▸ **Task statement**
Extract only the lines running from the top of the entries to the line that holds "const pcaMEN = [0,-0.9,-1,-1,-0.5,0,1,2.9,7.5,17];". Include that line and omit the pictures.

▸ **Records with drawing code**
■ ■ ■
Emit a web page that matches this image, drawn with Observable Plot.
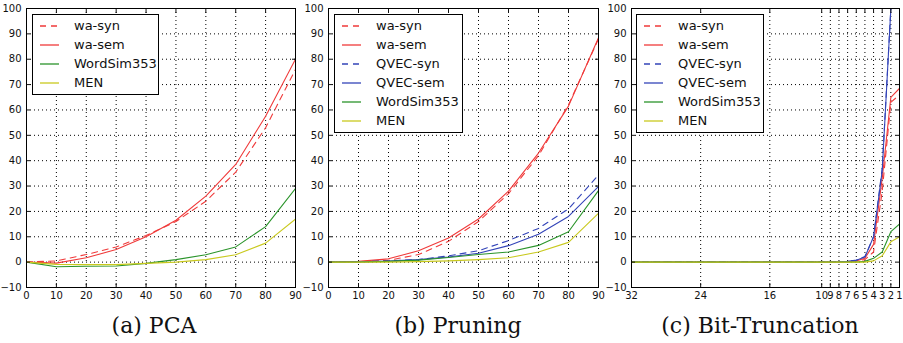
<!DOCTYPE html>
<html><head><meta charset="utf-8">
<script src="https://cdn.jsdelivr.net/npm/d3@7"></script>
<script src="https://cdn.jsdelivr.net/npm/@observablehq/plot@0.6"></script>
<style>
body{margin:0;background:#fff;}
#c{position:relative;width:903px;height:343px;overflow:hidden;font-family:"DejaVu Sans";}
.panel{position:absolute;top:0;}
.panel svg{overflow:visible;}
.title{position:absolute;top:315px;font-family:"DejaVu Serif";font-size:22px;line-height:22px;white-space:nowrap;transform:translateX(-50%);color:#111;}
.legend{position:absolute;border:1px solid #000;background:#fff;box-sizing:border-box;}
.row{position:absolute;left:0;height:19px;display:flex;align-items:center;font-size:13px;color:#111;white-space:nowrap;}
.row svg{margin-left:7px;margin-right:15px;}
</style>
</head><body>
<div id="c"></div>
<script>
// ---------- data ----------
const pcaX = [0,10,20,30,40,50,60,70,80,90];
const pcaWaSyn = [0,0.5,3,6,10.5,16,24,35.5,53,76];
const pcaWaSem = [0,-0.4,1.7,5,10,16.5,26,38.5,57.5,80];
const pcaWordSim = [0,-1.8,-1.6,-1.5,-0.5,1,2.9,6,14,29];
const pcaMEN = [0,-0.9,-1,-1,-0.5,0,1,2.9,7.5,17];

const prX = [0,10,20,30,40,50,60,70,80,90];
const prWaSyn = [0,0.2,0.7,3,8.2,16,27,42,62,88];
const prWaSem = [0,0.3,1.3,4.5,9.5,17,28,43,61.5,88.5];
const prQvecSyn = [0,0.1,0.5,1,2.5,4.5,8.5,13.3,21,34.4];
const prQvecSem = [0,0.1,0.4,1,2,3.5,6.5,11,18,29.8];
const prWordSim = [0,0,0.3,0.8,1.8,3,4,6.6,12,28.2];
const prMEN = [0,0,0,0.2,0.5,1,1.7,4,7.8,19.3];

const btX = [32,24,16,10,9,8,7,6,5,4,3,2,1];
const btWaSyn = [0,0,0,0,0,0,0.2,0.5,1,4,28,63,66];
const btWaSem = [0,0,0,0,0,0,0.2,0.5,1.5,7,33,65,68.5];
const btQvecSyn = [0,0,0,0,0,0.1,0.3,0.8,2.2,10,37,100,130];
const btQvecSem = [0,0,0,0,0,0.1,0.3,0.7,2,10,36,100,130];
const btWordSim = [0,0,0,0,0,0,0,0,0.3,1.5,4,12,15];
const btMEN = [0,0,0,0,0,0,0,0,0,0.5,2.5,8,10];

const yTicks = [-10,0,10,20,30,40,50,60,70,80,90,100];
const linTicks = [0,10,20,30,40,50,60,70,80,90];
const btTicks = [32,24,16,10,9,8,7,6,5,4,3,2,1];

const titles = ["(a) PCA","(b) Pruning","(c) Bit-Truncation"];

// ---------- styles ----------
const RED="#f03a3a", BLUE="#3344b8", GREEN="#2a942a", YEL="#c9c91e";
const styleOf = {
  "wa-syn":{stroke:RED,dash:"6,5"},
  "wa-sem":{stroke:RED,dash:null},
  "QVEC-syn":{stroke:BLUE,dash:"6,5"},
  "QVEC-sem":{stroke:BLUE,dash:null},
  "WordSim353":{stroke:GREEN,dash:null},
  "MEN":{stroke:YEL,dash:null}
};

const panels = [
  {left:0,width:300,ml:26,mr:5,domain:[0,90],ticks:linTicks,x:pcaX,
   series:[["wa-syn",pcaWaSyn],["wa-sem",pcaWaSem],["WordSim353",pcaWordSim],["MEN",pcaMEN]],
   leg:{left:32,top:14,w:127,h:81},title:154},
  {left:300,width:302,ml:28,mr:4,domain:[0,90],ticks:linTicks,x:prX,
   series:[["wa-syn",prWaSyn],["wa-sem",prWaSem],["QVEC-syn",prQvecSyn],["QVEC-sem",prQvecSem],["WordSim353",prWordSim],["MEN",prMEN]],
   leg:{left:334,top:14,w:129,h:119},title:458},
  {left:600,width:303,ml:31,mr:4,domain:[32,1],ticks:btTicks,x:btX,
   series:[["wa-syn",btWaSyn],["wa-sem",btWaSem],["QVEC-syn",btQvecSyn],["QVEC-sem",btQvecSem],["WordSim353",btWordSim],["MEN",btMEN]],
   leg:{left:636,top:14,w:128,h:119},title:760}
];

const root = document.getElementById("c");
panels.forEach((p, pi) => {
  const marks = [
    Plot.ruleX(p.ticks, {stroke:"#000", strokeDasharray:"1,3", strokeWidth:1}),
    Plot.ruleY(yTicks, {stroke:"#000", strokeDasharray:"1,3", strokeWidth:1})
  ];
  for (const [name, vals] of p.series) {
    const st = styleOf[name];
    const data = p.x.map((x,i)=>({x, y:vals[i]}));
    marks.push(Plot.line(data, {x:"x", y:"y", stroke:st.stroke, strokeWidth:1.1, strokeDasharray:st.dash ?? undefined, clip:true}));
  }
  marks.push(
    Plot.axisX({anchor:"bottom", ticks:p.ticks, tickSize:-4, tickPadding:8, tickFormat:d3.format("d"), label:null, fill:"#111"}),
    Plot.axisX({anchor:"top", ticks:p.ticks, tickSize:-4, tickFormat:()=>"", label:null}),
    Plot.axisY({anchor:"left", ticks:yTicks, tickSize:-4, tickPadding:9, label:null, fill:"#111"}),
    Plot.axisY({anchor:"right", ticks:yTicks, tickSize:-4, tickFormat:()=>"", label:null}),
    Plot.frame({stroke:"#000", strokeWidth:1})
  );
  const svg = Plot.plot({
    width:p.width, height:305,
    marginLeft:p.ml, marginRight:p.mr, marginTop:8, marginBottom:18,
    style:{fontSize:"10px", fontFamily:"DejaVu Sans", color:"#111", background:"transparent", overflow:"visible"},
    x:{domain:p.domain},
    y:{domain:[-10,100]},
    marks
  });
  const div = document.createElement("div");
  div.className="panel"; div.style.left=p.left+"px";
  div.appendChild(svg);
  root.appendChild(div);

  // legend
  const lg = document.createElement("div");
  lg.className="legend";
  Object.assign(lg.style,{left:p.leg.left+"px",top:p.leg.top+"px",width:p.leg.w+"px",height:p.leg.h+"px"});
  p.series.forEach(([name],i)=>{
    const st = styleOf[name];
    const row = document.createElement("div");
    row.className="row"; row.style.top=(1+i*19)+"px";
    row.innerHTML = `<svg width="19" height="4"><line x1="0" x2="19" y1="2" y2="2" stroke="${st.stroke}" stroke-width="1.3" ${st.dash?`stroke-dasharray="${st.dash}"`:""}/></svg><span>${name}</span>`;
    lg.appendChild(row);
  });
  root.appendChild(lg);

  const t = document.createElement("div");
  t.className="title"; t.style.left=p.title+"px";
  t.textContent = titles[pi];
  root.appendChild(t);
});
</script>
</body></html>
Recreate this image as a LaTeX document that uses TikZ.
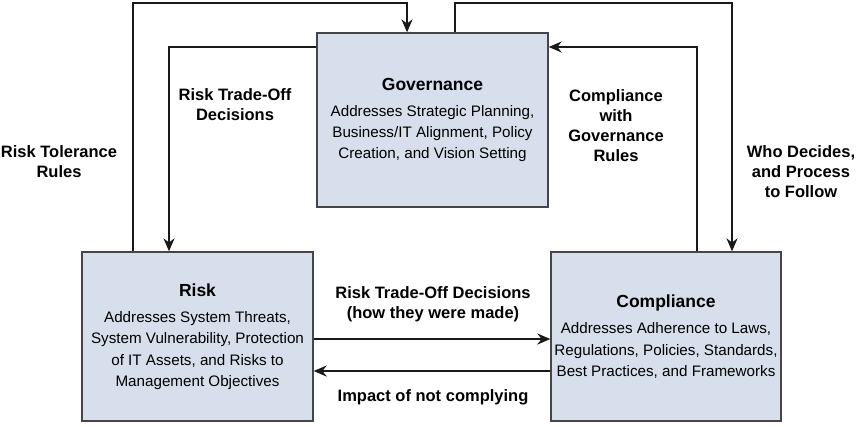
\documentclass[tikz,border=0pt]{standalone}
\usepackage{fontspec}
\setmainfont{Liberation Sans}
\usetikzlibrary{arrows.meta}
\definecolor{boxfill}{RGB}{214,223,235}
\definecolor{boxline}{RGB}{70,70,70}
\tikzset{
  box/.style={draw=boxline, line width=1.3pt, fill=boxfill, inner sep=0pt, align=center,
    font=\fontsize{15.2}{21.3}\selectfont},
  conn/.style={draw=black!90, line width=2.6pt, -{Stealth[length=13pt,width=11pt]}},
  lbl/.style={align=center, font=\fontsize{16.5}{20}\selectfont\bfseries, inner sep=0pt}
}
\begin{document}
\begin{tikzpicture}[x=1pt,y=-1pt]
\useasboundingbox (0,0) rectangle (856,426);
\node[box, minimum width=231pt, minimum height=174pt] (gov) at (432.5,120)
  {{\fontsize{17.5}{21}\selectfont\bfseries Governance}\\[5pt]
   Addresses Strategic Planning,\\Business/IT Alignment, Policy\\Creation, and Vision Setting};
\node[box, minimum width=231pt, minimum height=169pt] (risk) at (197.5,336.5)
  {{\fontsize{17.5}{21}\selectfont\bfseries Risk}\\[5pt]
   Addresses System Threats,\\System Vulnerability, Protection\\of IT Assets, and Risks to\\Management Objectives};
\node[box, minimum width=230pt, minimum height=169pt] (comp) at (666,336.5)
  {{\fontsize{17.5}{21}\selectfont\bfseries Compliance}\\[5pt]
   Addresses Adherence to Laws,\\Regulations, Policies, Standards,\\Best Practices, and Frameworks};

% Risk -> Governance (Risk Tolerance Rules)
\draw[conn] (risk.north -| 133,0) -- (133,3) -- (407,3) -- (gov.north -| 407,0);
% Governance -> Risk (Risk Trade-Off Decisions)
\draw[conn] (gov.west |- 0,47) -- (169,47) -- (risk.north -| 169,0);
% Governance -> Compliance (Who Decides)
\draw[conn] (gov.north -| 455,0) -- (455,3) -- (732,3) -- (comp.north -| 732,0);
% Compliance -> Governance
\draw[conn] (comp.north -| 697,0) -- (697,47) -- (gov.east |- 0,47);
% horizontal
\draw[conn] (risk.east |- 0,339) -- (comp.west |- 0,339);
\draw[conn] (comp.west |- 0,371) -- (risk.east |- 0,371);

\node[lbl] (l1) at (59,162) {Risk Tolerance\\Rules};
\node[lbl] (l2) at (235,105) {Risk Trade-Off\\Decisions};
\node[lbl] (l3) at (616,126) {Compliance\\with\\Governance\\Rules};
\node[lbl] (l4) at (801,172) {Who Decides,\\and Process\\to Follow};
\node[lbl] (l5) at (433,304) {Risk Trade-Off Decisions\\(how they were made)};
\node[lbl] (l6) at (433,397) {Impact of not complying};
\end{tikzpicture}
\end{document}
■ ■ ■
▸ **Response to the exercise**
Emit a web page that matches this image, drawn with Observable Plot.
<!DOCTYPE html>
<html><head><meta charset="utf-8">
<script src="https://cdn.jsdelivr.net/npm/d3@7"></script>
<script src="https://cdn.jsdelivr.net/npm/@observablehq/plot@0.6"></script>
<style>
body{margin:0;background:#fff;}
#c{position:relative;width:903px;height:343px;overflow:hidden;font-family:"DejaVu Sans";}
.panel{position:absolute;top:0;}
.panel svg{overflow:visible;}
.title{position:absolute;top:315px;font-family:"DejaVu Serif";font-size:22px;line-height:22px;white-space:nowrap;transform:translateX(-50%);color:#111;}
.legend{position:absolute;border:1px solid #000;background:#fff;box-sizing:border-box;}
.row{position:absolute;left:0;height:19px;display:flex;align-items:center;font-size:13px;color:#111;white-space:nowrap;}
.row svg{margin-left:7px;margin-right:15px;}
</style>
</head><body>
<div id="c"></div>
<script>
// ---------- data ----------
const pcaX = [0,10,20,30,40,50,60,70,80,90];
const pcaWaSyn = [0,0.5,3,6,10.5,16,24,35.5,53,76];
const pcaWaSem = [0,-0.4,1.7,5,10,16.5,26,38.5,57.5,80];
const pcaWordSim = [0,-1.8,-1.6,-1.5,-0.5,1,2.9,6,14,29];
const pcaMEN = [0,-0.9,-1,-1,-0.5,0,1,2.9,7.5,17];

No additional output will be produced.